**Task to complete**
What is the number of lines holding the word "matplotlib"? Write that number and nothing else.

**Data shown**
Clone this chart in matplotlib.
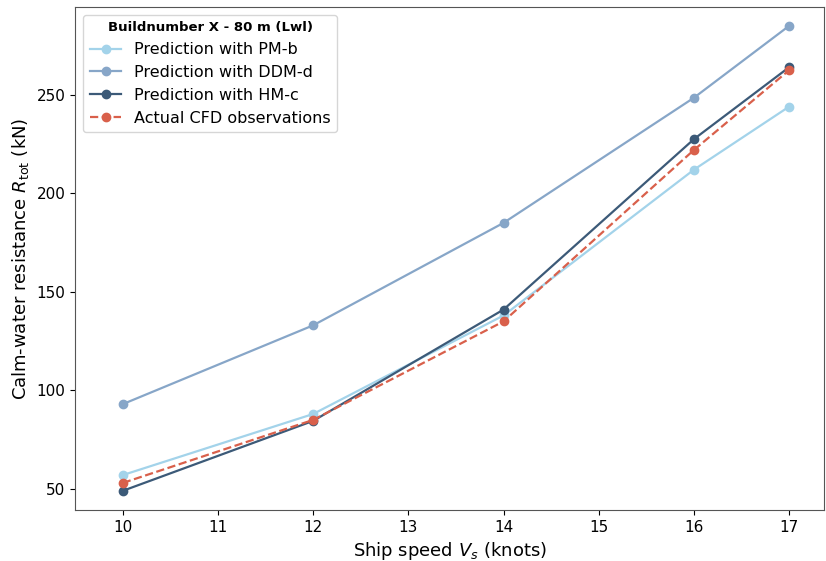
import matplotlib

matplotlib.use("Agg")
import matplotlib.pyplot as plt

speeds = [10, 12, 14, 16, 17]
pm_b = [57, 88, 138, 212, 244]
ddm_d = [93, 133, 185, 248.5, 285]
hm_c = [49, 84.5, 141, 227.5, 264]
cfd = [53, 85, 135, 222, 262.5]

x_ticks = [10, 11, 12, 13, 14, 15, 16, 17]
y_ticks = [50, 100, 150, 200, 250]

COLORS = {
    "pm": "#a3d3ea",
    "ddm": "#87a6c8",
    "hm": "#3c5a78",
    "cfd": "#d9604b",
}

fig = plt.figure(figsize=(8.26, 5.61), dpi=100)
ax = fig.add_axes([0.091, 0.091, 0.907, 0.897])

ax.plot(speeds, pm_b, "-o", color=COLORS["pm"], lw=1.6, ms=6, label="Prediction with PM-b")
ax.plot(speeds, ddm_d, "-o", color=COLORS["ddm"], lw=1.6, ms=6, label="Prediction with DDM-d")
ax.plot(speeds, hm_c, "-o", color=COLORS["hm"], lw=1.6, ms=6, label="Prediction with HM-c")
ax.plot(speeds, cfd, "--o", color=COLORS["cfd"], lw=1.6, ms=6, label="Actual CFD observations")

ax.set_xlim(9.5, 17.37)
ax.set_ylim(39.3, 294.7)
ax.set_xticks(x_ticks)
ax.set_yticks(y_ticks)
ax.tick_params(labelsize=11)
ax.set_xlabel("Ship speed $V_s$ (knots)", fontsize=13)
ax.set_ylabel("Calm-water resistance $R_{\\mathrm{tot}}$ (kN)", fontsize=13)
for sp in ax.spines.values():
    sp.set_color("#555555")

leg = ax.legend(
    title="Buildnumber X - 80 m (Lwl)",
    loc="upper left",
    fontsize=11.5,
    title_fontproperties={"weight": "bold", "size": 9.5},
)

fig.savefig("out.png", dpi=100)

**Result for this task**
4